What is the point of Whole Foods when you can buy gluten-free pie crust, organic sweet corn, and quinoa in most regular grocery stores? Whole Foods doesn’t seem to know, and neither do the people who used to shop there, which is why a major shareholder of the supermarket chain wants Whole Foods to clean itself up and see whether anyone might be interested in a merger.
The Wall Street Journal reports that today, activist investor Jana Partners and some allied companies bought almost a 9% stake in Whole Foods, becoming the chain’s second-largest investor. Jana Partners has big plans for the grocery chain. Those could include behind-the-scenes technology and operations changes to help it compete with standard grocery chains.
Other stores collect data on their customers and what they buy, something that Whole Foods is still only experimenting with in Dallas and in Philadelphia.
The firm considers Whole Foods stock to be “undervalued,” and thinks that bringing in fresh board members to turn things around quickly could be good for investors.
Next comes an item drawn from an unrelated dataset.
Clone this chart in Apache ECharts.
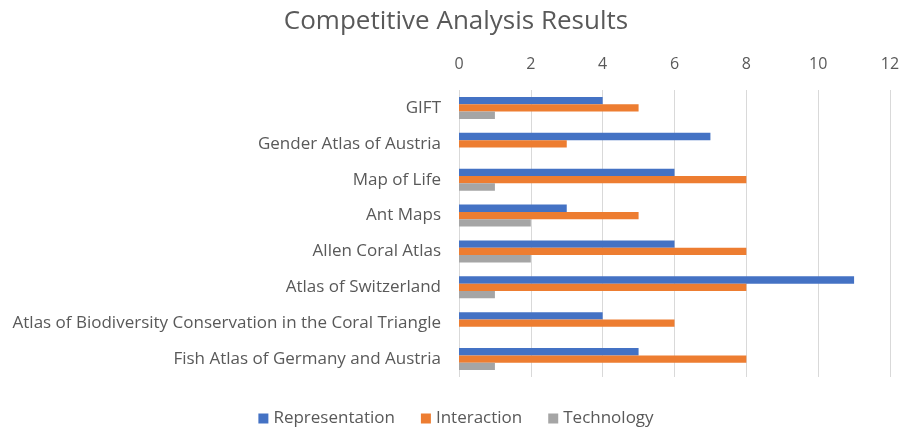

The firm also plans to explore a sale. One recent rumor was that Kroger was considering buying Whole Foods, and other firms might be interested.
Investors in public companies want growth, but Whole Foods is no longer growing. Its same-store sales have actually been shrinking. Those customers may be shifting their spending to standard grocery stores, or visiting other natural-foods markets like Trader Joe’s or Sprouts.
“As most retailers know, once traffic has been lost those patterns rarely reverse,” a Barclay’s analyst wrote in a note about Whole Foods. (warning: auto-play video at that link)
That’s why the activist investors want to try a fast turnaround, getting those customers back before they get out of the habit of shopping at Whole Foods.